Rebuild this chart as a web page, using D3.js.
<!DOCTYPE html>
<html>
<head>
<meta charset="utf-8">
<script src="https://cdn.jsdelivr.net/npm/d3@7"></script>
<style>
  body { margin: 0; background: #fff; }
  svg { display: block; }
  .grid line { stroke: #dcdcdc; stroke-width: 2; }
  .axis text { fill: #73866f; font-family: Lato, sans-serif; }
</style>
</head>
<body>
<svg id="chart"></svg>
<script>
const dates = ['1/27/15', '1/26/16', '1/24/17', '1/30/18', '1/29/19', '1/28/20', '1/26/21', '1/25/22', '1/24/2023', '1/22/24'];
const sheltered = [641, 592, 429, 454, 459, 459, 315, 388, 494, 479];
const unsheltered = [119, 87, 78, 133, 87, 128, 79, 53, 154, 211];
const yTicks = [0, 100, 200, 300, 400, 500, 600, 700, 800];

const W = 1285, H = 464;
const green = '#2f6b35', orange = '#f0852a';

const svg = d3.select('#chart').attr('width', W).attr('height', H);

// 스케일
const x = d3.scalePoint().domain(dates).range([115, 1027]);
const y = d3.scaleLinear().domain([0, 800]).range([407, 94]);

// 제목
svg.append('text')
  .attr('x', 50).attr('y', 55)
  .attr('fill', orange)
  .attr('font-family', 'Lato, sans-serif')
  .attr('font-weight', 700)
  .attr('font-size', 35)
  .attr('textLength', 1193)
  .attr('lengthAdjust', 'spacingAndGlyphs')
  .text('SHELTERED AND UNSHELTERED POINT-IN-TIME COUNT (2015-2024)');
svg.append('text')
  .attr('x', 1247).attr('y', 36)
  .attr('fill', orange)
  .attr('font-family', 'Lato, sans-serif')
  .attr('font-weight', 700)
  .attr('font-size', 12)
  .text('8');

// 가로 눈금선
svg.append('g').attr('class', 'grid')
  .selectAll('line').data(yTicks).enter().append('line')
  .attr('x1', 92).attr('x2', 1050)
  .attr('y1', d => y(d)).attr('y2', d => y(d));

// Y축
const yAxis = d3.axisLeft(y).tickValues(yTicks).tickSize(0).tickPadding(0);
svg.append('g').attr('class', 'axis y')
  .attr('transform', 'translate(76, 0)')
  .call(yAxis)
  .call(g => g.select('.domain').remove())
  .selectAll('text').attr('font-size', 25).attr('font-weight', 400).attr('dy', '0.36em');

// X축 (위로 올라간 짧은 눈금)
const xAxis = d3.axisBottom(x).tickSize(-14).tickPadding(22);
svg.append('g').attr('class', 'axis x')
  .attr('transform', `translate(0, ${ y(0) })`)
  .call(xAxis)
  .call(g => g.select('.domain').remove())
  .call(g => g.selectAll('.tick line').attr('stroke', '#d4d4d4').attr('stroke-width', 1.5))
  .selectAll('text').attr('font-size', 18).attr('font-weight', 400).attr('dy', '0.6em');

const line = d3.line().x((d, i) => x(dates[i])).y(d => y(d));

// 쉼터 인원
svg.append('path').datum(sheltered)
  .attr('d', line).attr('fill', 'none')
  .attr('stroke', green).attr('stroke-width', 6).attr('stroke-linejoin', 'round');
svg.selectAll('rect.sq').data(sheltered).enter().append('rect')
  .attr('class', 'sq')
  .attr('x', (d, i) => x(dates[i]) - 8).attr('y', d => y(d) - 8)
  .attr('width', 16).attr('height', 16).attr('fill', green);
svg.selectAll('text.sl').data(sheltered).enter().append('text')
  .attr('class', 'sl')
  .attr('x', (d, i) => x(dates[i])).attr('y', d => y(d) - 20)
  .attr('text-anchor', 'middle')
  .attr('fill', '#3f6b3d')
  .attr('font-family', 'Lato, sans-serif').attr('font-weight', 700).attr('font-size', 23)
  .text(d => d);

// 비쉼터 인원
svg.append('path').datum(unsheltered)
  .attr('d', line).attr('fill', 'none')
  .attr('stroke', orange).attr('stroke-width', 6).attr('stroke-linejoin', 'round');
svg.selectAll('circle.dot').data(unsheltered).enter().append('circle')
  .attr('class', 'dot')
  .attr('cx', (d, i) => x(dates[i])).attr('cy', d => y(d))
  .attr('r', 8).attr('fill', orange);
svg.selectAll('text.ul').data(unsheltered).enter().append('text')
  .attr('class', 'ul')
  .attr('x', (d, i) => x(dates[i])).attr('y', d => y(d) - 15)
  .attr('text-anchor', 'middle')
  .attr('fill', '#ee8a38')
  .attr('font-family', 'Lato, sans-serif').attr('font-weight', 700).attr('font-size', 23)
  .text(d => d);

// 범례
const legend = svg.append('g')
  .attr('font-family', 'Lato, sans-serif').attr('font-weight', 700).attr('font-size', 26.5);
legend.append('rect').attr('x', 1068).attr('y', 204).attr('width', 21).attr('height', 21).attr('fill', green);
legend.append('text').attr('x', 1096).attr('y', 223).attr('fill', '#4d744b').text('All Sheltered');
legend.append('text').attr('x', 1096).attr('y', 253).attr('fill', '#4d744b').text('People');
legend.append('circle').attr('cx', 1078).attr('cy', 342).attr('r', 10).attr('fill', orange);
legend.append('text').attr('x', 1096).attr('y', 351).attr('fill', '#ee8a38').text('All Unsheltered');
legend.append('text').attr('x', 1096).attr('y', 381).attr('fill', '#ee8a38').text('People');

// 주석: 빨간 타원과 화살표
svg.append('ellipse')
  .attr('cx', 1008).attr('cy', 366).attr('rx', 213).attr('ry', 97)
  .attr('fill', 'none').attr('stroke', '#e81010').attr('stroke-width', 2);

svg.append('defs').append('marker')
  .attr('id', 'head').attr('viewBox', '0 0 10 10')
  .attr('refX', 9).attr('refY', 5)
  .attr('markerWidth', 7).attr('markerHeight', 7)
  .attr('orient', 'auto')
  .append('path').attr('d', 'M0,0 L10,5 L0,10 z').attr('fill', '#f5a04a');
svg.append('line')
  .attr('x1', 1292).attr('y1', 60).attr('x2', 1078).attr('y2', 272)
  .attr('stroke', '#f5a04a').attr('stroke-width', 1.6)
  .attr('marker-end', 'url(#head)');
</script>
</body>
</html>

■ **Stated problem**
Return the lines above exactly, keeping every word.

■ **Task answer**
Rebuild this chart as a web page, using D3.js.
<!DOCTYPE html>
<html>
<head>
<meta charset="utf-8">
<script src="https://cdn.jsdelivr.net/npm/d3@7"></script>
<style>
  body { margin: 0; background: #fff; }
  svg { display: block; }
  .grid line { stroke: #dcdcdc; stroke-width: 2; }
  .axis text { fill: #73866f; font-family: Lato, sans-serif; }
</style>
</head>
<body>
<svg id="chart"></svg>
<script>
const dates = ['1/27/15', '1/26/16', '1/24/17', '1/30/18', '1/29/19', '1/28/20', '1/26/21', '1/25/22', '1/24/2023', '1/22/24'];
const sheltered = [641, 592, 429, 454, 459, 459, 315, 388, 494, 479];
const unsheltered = [119, 87, 78, 133, 87, 128, 79, 53, 154, 211];
const yTicks = [0, 100, 200, 300, 400, 500, 600, 700, 800];

const W = 1285, H = 464;
const green = '#2f6b35', orange = '#f0852a';

const svg = d3.select('#chart').attr('width', W).attr('height', H);

// 스케일
const x = d3.scalePoint().domain(dates).range([115, 1027]);
const y = d3.scaleLinear().domain([0, 800]).range([407, 94]);

// 제목
svg.append('text')
  .attr('x', 50).attr('y', 55)
  .attr('fill', orange)
  .attr('font-family', 'Lato, sans-serif')
  .attr('font-weight', 700)
  .attr('font-size', 35)
  .attr('textLength', 1193)
  .attr('lengthAdjust', 'spacingAndGlyphs')
  .text('SHELTERED AND UNSHELTERED POINT-IN-TIME COUNT (2015-2024)');
svg.append('text')
  .attr('x', 1247).attr('y', 36)
  .attr('fill', orange)
  .attr('font-family', 'Lato, sans-serif')
  .attr('font-weight', 700)
  .attr('font-size', 12)
  .text('8');

// 가로 눈금선
svg.append('g').attr('class', 'grid')
  .selectAll('line').data(yTicks).enter().append('line')
  .attr('x1', 92).attr('x2', 1050)
  .attr('y1', d => y(d)).attr('y2', d => y(d));

// Y축
const yAxis = d3.axisLeft(y).tickValues(yTicks).tickSize(0).tickPadding(0);
svg.append('g').attr('class', 'axis y')
  .attr('transform', 'translate(76, 0)')
  .call(yAxis)
  .call(g => g.select('.domain').remove())
  .selectAll('text').attr('font-size', 25).attr('font-weight', 400).attr('dy', '0.36em');

// X축 (위로 올라간 짧은 눈금)
const xAxis = d3.axisBottom(x).tickSize(-14).tickPadding(22);
svg.append('g').attr('class', 'axis x')
  .attr('transform', `translate(0, ${ y(0) })`)
  .call(xAxis)
  .call(g => g.select('.domain').remove())
  .call(g => g.selectAll('.tick line').attr('stroke', '#d4d4d4').attr('stroke-width', 1.5))
  .selectAll('text').attr('font-size', 18).attr('font-weight', 400).attr('dy', '0.6em');

const line = d3.line().x((d, i) => x(dates[i])).y(d => y(d));

// 쉼터 인원
svg.append('path').datum(sheltered)
  .attr('d', line).attr('fill', 'none')
  .attr('stroke', green).attr('stroke-width', 6).attr('stroke-linejoin', 'round');
svg.selectAll('rect.sq').data(sheltered).enter().append('rect')
  .attr('class', 'sq')
  .attr('x', (d, i) => x(dates[i]) - 8).attr('y', d => y(d) - 8)
  .attr('width', 16).attr('height', 16).attr('fill', green);
svg.selectAll('text.sl').data(sheltered).enter().append('text')
  .attr('class', 'sl')
  .attr('x', (d, i) => x(dates[i])).attr('y', d => y(d) - 20)
  .attr('text-anchor', 'middle')
  .attr('fill', '#3f6b3d')
  .attr('font-family', 'Lato, sans-serif').attr('font-weight', 700).attr('font-size', 23)
  .text(d => d);

// 비쉼터 인원
svg.append('path').datum(unsheltered)
  .attr('d', line).attr('fill', 'none')
  .attr('stroke', orange).attr('stroke-width', 6).attr('stroke-linejoin', 'round');
svg.selectAll('circle.dot').data(unsheltered).enter().append('circle')
  .attr('class', 'dot')
  .attr('cx', (d, i) => x(dates[i])).attr('cy', d => y(d))
  .attr('r', 8).attr('fill', orange);
svg.selectAll('text.ul').data(unsheltered).enter().append('text')
  .attr('class', 'ul')
  .attr('x', (d, i) => x(dates[i])).attr('y', d => y(d) - 15)
  .attr('text-anchor', 'middle')
  .attr('fill', '#ee8a38')
  .attr('font-family', 'Lato, sans-serif').attr('font-weight', 700).attr('font-size', 23)
  .text(d => d);

// 범례
const legend = svg.append('g')
  .attr('font-family', 'Lato, sans-serif').attr('font-weight', 700).attr('font-size', 26.5);
legend.append('rect').attr('x', 1068).attr('y', 204).attr('width', 21).attr('height', 21).attr('fill', green);
legend.append('text').attr('x', 1096).attr('y', 223).attr('fill', '#4d744b').text('All Sheltered');
legend.append('text').attr('x', 1096).attr('y', 253).attr('fill', '#4d744b').text('People');
legend.append('circle').attr('cx', 1078).attr('cy', 342).attr('r', 10).attr('fill', orange);
legend.append('text').attr('x', 1096).attr('y', 351).attr('fill', '#ee8a38').text('All Unsheltered');
legend.append('text').attr('x', 1096).attr('y', 381).attr('fill', '#ee8a38').text('People');

// 주석: 빨간 타원과 화살표
svg.append('ellipse')
  .attr('cx', 1008).attr('cy', 366).attr('rx', 213).attr('ry', 97)
  .attr('fill', 'none').attr('stroke', '#e81010').attr('stroke-width', 2);

svg.append('defs').append('marker')
  .attr('id', 'head').attr('viewBox', '0 0 10 10')
  .attr('refX', 9).attr('refY', 5)
  .attr('markerWidth', 7).attr('markerHeight', 7)
  .attr('orient', 'auto')
  .append('path').attr('d', 'M0,0 L10,5 L0,10 z').attr('fill', '#f5a04a');
svg.append('line')
  .attr('x1', 1292).attr('y1', 60).attr('x2', 1078).attr('y2', 272)
  .attr('stroke', '#f5a04a').attr('stroke-width', 1.6)
  .attr('marker-end', 'url(#head)');
</script>
</body>
</html>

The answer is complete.